Task brief.
Go through the material and write it all out exactly, minus the pictures.

------------------------

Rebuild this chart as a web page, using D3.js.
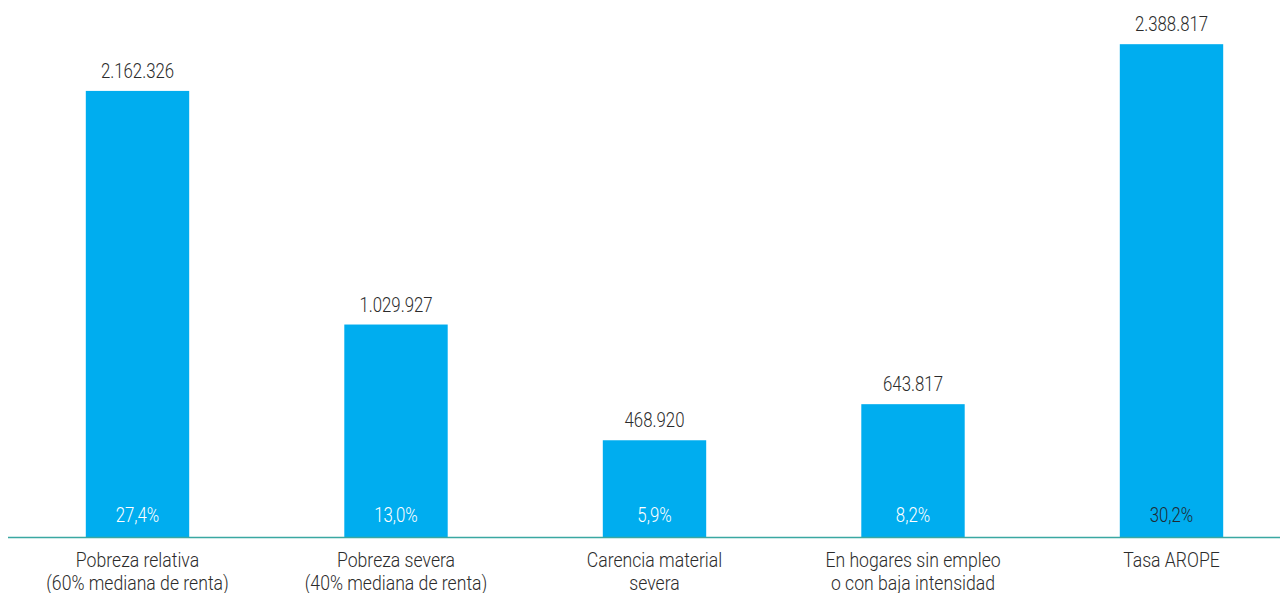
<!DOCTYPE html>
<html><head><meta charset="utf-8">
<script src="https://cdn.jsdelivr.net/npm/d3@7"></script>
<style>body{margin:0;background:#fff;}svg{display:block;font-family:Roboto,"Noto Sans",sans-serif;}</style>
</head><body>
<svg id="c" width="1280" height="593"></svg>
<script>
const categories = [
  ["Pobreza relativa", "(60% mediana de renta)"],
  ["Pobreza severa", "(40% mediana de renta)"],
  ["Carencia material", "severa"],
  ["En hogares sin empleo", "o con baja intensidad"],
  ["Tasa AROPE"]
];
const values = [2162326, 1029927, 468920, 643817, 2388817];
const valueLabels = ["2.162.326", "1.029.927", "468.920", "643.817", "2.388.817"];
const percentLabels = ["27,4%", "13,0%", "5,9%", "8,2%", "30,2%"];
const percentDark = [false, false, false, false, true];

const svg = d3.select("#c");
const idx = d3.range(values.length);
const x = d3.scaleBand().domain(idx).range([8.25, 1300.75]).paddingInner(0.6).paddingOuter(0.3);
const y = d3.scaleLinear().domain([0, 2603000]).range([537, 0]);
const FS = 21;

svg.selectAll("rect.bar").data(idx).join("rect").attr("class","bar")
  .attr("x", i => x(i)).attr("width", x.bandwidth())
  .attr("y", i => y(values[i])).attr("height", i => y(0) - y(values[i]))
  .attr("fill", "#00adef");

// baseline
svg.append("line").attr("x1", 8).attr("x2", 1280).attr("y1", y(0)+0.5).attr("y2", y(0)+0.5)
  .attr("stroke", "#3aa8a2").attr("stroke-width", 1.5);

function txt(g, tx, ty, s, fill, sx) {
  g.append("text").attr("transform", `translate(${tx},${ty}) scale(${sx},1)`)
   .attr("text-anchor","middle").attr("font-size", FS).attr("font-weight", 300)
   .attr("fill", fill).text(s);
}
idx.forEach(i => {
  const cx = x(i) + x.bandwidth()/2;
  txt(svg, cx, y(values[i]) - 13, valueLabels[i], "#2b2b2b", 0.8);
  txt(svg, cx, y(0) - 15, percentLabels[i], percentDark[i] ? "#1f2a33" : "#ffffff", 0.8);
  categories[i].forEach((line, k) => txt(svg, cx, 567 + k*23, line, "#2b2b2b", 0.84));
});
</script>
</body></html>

------------------------

Answer to this task.
Rebuild this chart as a web page, using D3.js.
<!DOCTYPE html>
<html><head><meta charset="utf-8">
<script src="https://cdn.jsdelivr.net/npm/d3@7"></script>
<style>body{margin:0;background:#fff;}svg{display:block;font-family:Roboto,"Noto Sans",sans-serif;}</style>
</head><body>
<svg id="c" width="1280" height="593"></svg>
<script>
const categories = [
  ["Pobreza relativa", "(60% mediana de renta)"],
  ["Pobreza severa", "(40% mediana de renta)"],
  ["Carencia material", "severa"],
  ["En hogares sin empleo", "o con baja intensidad"],
  ["Tasa AROPE"]
];
const values = [2162326, 1029927, 468920, 643817, 2388817];
const valueLabels = ["2.162.326", "1.029.927", "468.920", "643.817", "2.388.817"];
const percentLabels = ["27,4%", "13,0%", "5,9%", "8,2%", "30,2%"];
const percentDark = [false, false, false, false, true];

const svg = d3.select("#c");
const idx = d3.range(values.length);
const x = d3.scaleBand().domain(idx).range([8.25, 1300.75]).paddingInner(0.6).paddingOuter(0.3);
const y = d3.scaleLinear().domain([0, 2603000]).range([537, 0]);
const FS = 21;

svg.selectAll("rect.bar").data(idx).join("rect").attr("class","bar")
  .attr("x", i => x(i)).attr("width", x.bandwidth())
  .attr("y", i => y(values[i])).attr("height", i => y(0) - y(values[i]))
  .attr("fill", "#00adef");

// baseline
svg.append("line").attr("x1", 8).attr("x2", 1280).attr("y1", y(0)+0.5).attr("y2", y(0)+0.5)
  .attr("stroke", "#3aa8a2").attr("stroke-width", 1.5);

function txt(g, tx, ty, s, fill, sx) {
  g.append("text").attr("transform", `translate(${tx},${ty}) scale(${sx},1)`)
   .attr("text-anchor","middle").attr("font-size", FS).attr("font-weight", 300)
   .attr("fill", fill).text(s);
}
idx.forEach(i => {
  const cx = x(i) + x.bandwidth()/2;
  txt(svg, cx, y(values[i]) - 13, valueLabels[i], "#2b2b2b", 0.8);
  txt(svg, cx, y(0) - 15, percentLabels[i], percentDark[i] ? "#1f2a33" : "#ffffff", 0.8);
  categories[i].forEach((line, k) => txt(svg, cx, 567 + k*23, line, "#2b2b2b", 0.84));
});
</script>
</body></html>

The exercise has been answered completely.